Having private owners elsewhere in the world might work, but in Australia, where there’s a population of 22M to share 4 football codes, it’s far too risky. I would think having a relatively small population in a saturated sports market would make the private owner/consortium model just as viable... Member-based ownership (subsidised by the FFA), equitable stadium deals and tonnes of community involvement are 3 key ingredients to make Football work in this country…not the bank balance (and whim) of a cranky mining magnate. ...but I also agree with your three points, except for the FFA clause to some degree. If the FFA have little money initially, then it would be hard to subsidise many clubs (unless the media deal was astronomical), and wouldn't that imply the community model at the beginning is only part the answer and need private funding as well? I would like to see a community kick-start a club with memberships, but what is a viable number of memberships to own/run/upgrade a stadium; employ people for football operations; a team and support staff; transport costs; gear and all of that? I know sponsorships help of course but to me over time most clubs will become membership supported. That would be ideal for all A-League clubs, but it is a long game.

2012-02-20T03:48:31+00:00

Johnno

Guest


you go away. You move on buddy. Have you looked at the business plan of sydney olympic I have striker. More state government money to belmore sports ground to, hard core supporters, why wouldn't olympic or sth melbourne be a hit striker.

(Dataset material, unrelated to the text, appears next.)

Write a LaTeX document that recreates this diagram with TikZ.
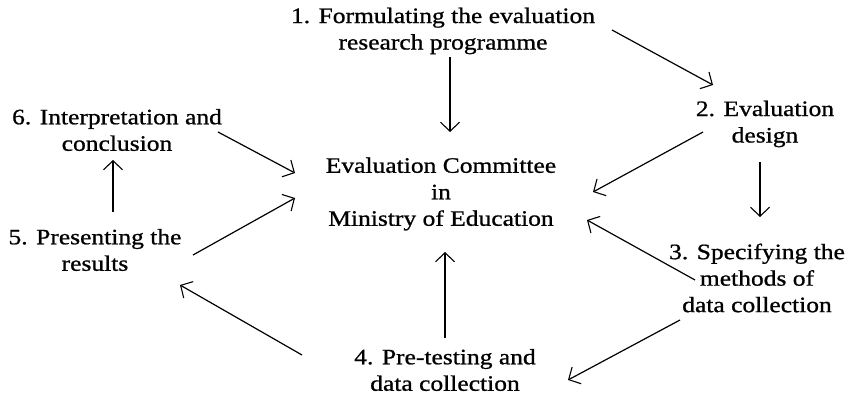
\documentclass[tikz,border=0pt]{standalone}
\usepackage{fontspec}
\setmainfont[FakeStretch=1.16,FakeBold=0.9]{Liberation Serif}
\usetikzlibrary{arrows.meta}
\tikzset{
  lbl/.style={align=center, inner sep=0pt, font=\fontsize{22}{26.5}\selectfont},
  arr/.style={-{Straight Barb[length=9pt,width=19pt,line width=1.1pt]}, line width=1.2pt}
}
\begin{document}
\begin{tikzpicture}[x=1pt,y=1pt]
\useasboundingbox (0,0) rectangle (853,399);
\node[lbl] (n1) at (443,368) {1. Formulating the evaluation\\research programme};
\node[lbl] (n2) at (765,275) {2. Evaluation\\design};
\node[lbl] (n3) at (757,121) {3. Specifying the\\methods of\\data collection};
\node[lbl] (n4) at (445,29) {4. Pre-testing and\\data collection};
\node[lbl] (n5) at (95,149) {5. Presenting the\\results};
\node[lbl] (n6) at (117,269) {6. Interpretation and\\conclusion};
\node[lbl] (c) at (441,205) {Evaluation Committee\\in\\Ministry of Education};

\draw[arr] ([shift={(7pt,-26pt)}]n1.center) -- ([shift={(9pt,62pt)}]c.center);
\draw[arr] ([shift={(169pt,1pt)}]n1.center) -- ([shift={(-52pt,39pt)}]n2.center);
\draw[arr] ([shift={(-62pt,-8pt)}]n2.center) -- ([shift={(152pt,2pt)}]c.center);
\draw[arr] ([shift={(-5pt,-38pt)}]n2.center) -- ([shift={(3pt,61pt)}]n3.center);
\draw[arr] ([shift={(-62pt,-2pt)}]n3.center) -- ([shift={(146pt,-26pt)}]c.center);
\draw[arr] ([shift={(-77pt,-42pt)}]n3.center) -- ([shift={(123pt,-10pt)}]n4.center);
\draw[arr] ([shift={(0pt,32pt)}]n4.center) -- ([shift={(4pt,-58pt)}]c.center);
\draw[arr] ([shift={(-143pt,15pt)}]n4.center) -- ([shift={(85pt,-35pt)}]n5.center);
\draw[arr] ([shift={(98pt,-5pt)}]n5.center) -- ([shift={(-146pt,-4pt)}]c.center);
\draw[arr] ([shift={(18pt,38pt)}]n5.center) -- ([shift={(-4pt,-30pt)}]n6.center);
\draw[arr] ([shift={(101pt,-2pt)}]n6.center) -- ([shift={(-146pt,21pt)}]c.center);
\end{tikzpicture}
\end{document}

You have so much faith in the A-league current models, yet they are many fo the clubs going broke or barely surviving stop being a true believer striker you deny reality that the A-league has to change it's business models and operations to survive, coz what they are doing now is not working striker.

2012-02-20T03:42:25+00:00

striker

Guest


Johnno go away with your Sydney Oympic crap everyone knows it has no chance getting in the A-League and i am an old NSL supporter, move on buddy.

2012-02-20T03:28:37+00:00

The Cattery

Roar Guru


Your post gets me thinking, could the 10th team come in with, say, the backing of either the NSWPL or the ACT comp, as a bit of a change from the single owner model.